ZEITGUIDE TO SUPERBUGS

What would a world without antibiotics be like?
This week’s superbug outbreak at UCLA’s Ronald Reagan Medical Center offered a grim preview. Medical scopes contaminated with CRE infected seven patients, and two have died. Another 179 were exposed to the contaminated scopes—and CRE can kill up to 50% of infected patients.
Such crises are playing out in hospitals around the globe. A recent report released by the U.K. Healthcare Infection Society concluded that 700,000 people die annually from drug-resistant infections, including TB and malaria. The study asserts that antibiotic failure could kill more than 10 million per year by 2050, more than all forms of cancer combined.
Here in the United States, at least 2 million people are infected with bacteria that are resistant to antibiotics resulting in at 23,000 deaths annually. Currently, 30% of severe strep pneumonia infections are resistant to one or more drugs. The excess direct cost of treating these superbugs? Up to $20 billion a year, by some estimates.
So how did we reach this stage?
Bacteria naturally evolve drug resistance, but we’ve sped up the process. Blame over-prescription by doctors and overuse of antibiotics in animal feed. There’s also been a lack of new antibiotic discoveries since 1987.
Health policy expert Dr.
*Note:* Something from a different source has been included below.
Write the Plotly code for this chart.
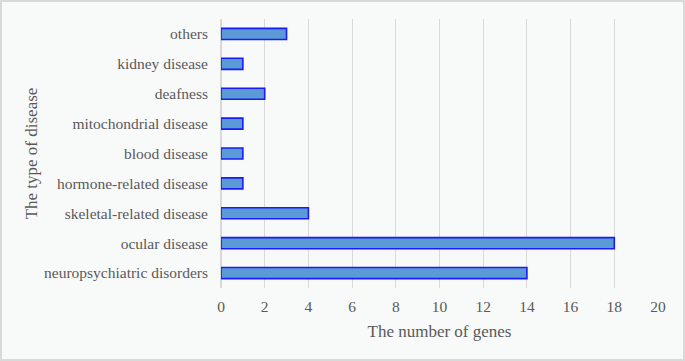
import plotly.graph_objects as go

categories = ["neuropsychiatric disorders", "ocular disease", "skeletal-related disease",
              "hormone-related disease", "blood disease", "mitochondrial disease",
              "deafness", "kidney disease", "others"]
genes = [14, 18, 4, 1, 1, 1, 2, 1, 3]
x_ticks = list(range(0, 21, 2))

W, H = 685, 361
L, R, T, B = 221, 27, 19, 73
pw, ph = W - L - R, H - T - B

fig = go.Figure(go.Bar(
    x=genes, y=categories, orientation="h", width=0.37,
    marker=dict(color="#5b9bd5", line=dict(color="#1a1aff", width=1.6)),
))

font = "Liberation Serif"
fig.update_layout(
    width=W, height=H,
    margin=dict(l=L, r=R, t=T, b=B, autoexpand=False),
    paper_bgcolor="#f8f9f9", plot_bgcolor="#f8f9f9",
    font=dict(family=font, color="#595959", size=15.5),
    showlegend=False,
    xaxis=dict(range=[0, 20], tickvals=x_ticks, showgrid=True, gridcolor="#d9d9d9",
               gridwidth=1, zeroline=True, zerolinecolor="#d9d9d9", showline=False,
               ticks="", tickfont=dict(size=15.5), automargin=False,
               ticklabelstandoff=7,
               title=dict(text="The number of genes", font=dict(size=17), standoff=11)),
    yaxis=dict(showgrid=False, ticks="", showline=False, tickfont=dict(size=15.5),
               ticklabelstandoff=12, automargin=False,
               title=dict(text="The type of disease", font=dict(size=17), standoff=2)),
    shapes=[dict(type="rect", xref="paper", yref="paper",
                 x0=-(L - 1) / pw, x1=1 + (R - 1) / pw,
                 y0=-(B - 1) / ph, y1=1 + (T - 1) / ph,
                 line=dict(color="#d9d9d9", width=2), layer="below")],
)

fig.write_html("out.html", config={"displayModeBar": False},
               post_script="document.body.style.margin='0';")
Ezekiel J. Emanuel pointed out in a New York Times Op-Ed that there is also the problem of economic incentive for creating new drugs. Diabetes or high blood pressure meds are taken daily, but life-saving antibiotics are usually taken for a shorter time period. That results in fewer sales, less profit and, as a result, antibiotic research lags behind another drug investigation.
There’s hope, though.
The same week that the H.I.S. report was released, a massive discovery in antibiotics was also published. Researchers at Northeastern University created a way to study soil microbes in the lab, and discovered 25 new antibiotics including one called teixobactin that has already cleared MRSA infections from lab mice. While it has yet to be tested on humans, it’s being called a “game-changer.”
Public awareness is also on the rise. Sales of antibiotic- free chicken are now over $1 billion. Even Chick-fil-A has taken notice: last year the fast food chain announced it would phase out all chicken raised with antibiotics. Other major chains like Chipotle and Panera also offer antibiotic-free meat on their menus.
There’s also promising research into using essential oils—extracts from oregano, turmeric, chilies, and mushrooms—instead of antibiotics in chicken. Lab studies also show that oils appear to bolster antibiotic effectiveness by making bacteria more susceptible to the drug.
So there is progress, but the CDC says that we still need to be concerned about the lack of new drugs in the short-term pipeline. “Without urgent action now, more patients will be thrust back to a time before we had effective drugs,” warned Thomas Frieden, Director of U.S. Center of Disease Control and Prevention in late 2013. We talk about a pre-antibiotic era and an antibiotic era. If we’re not careful, we will soon be in a post antibiotic era.”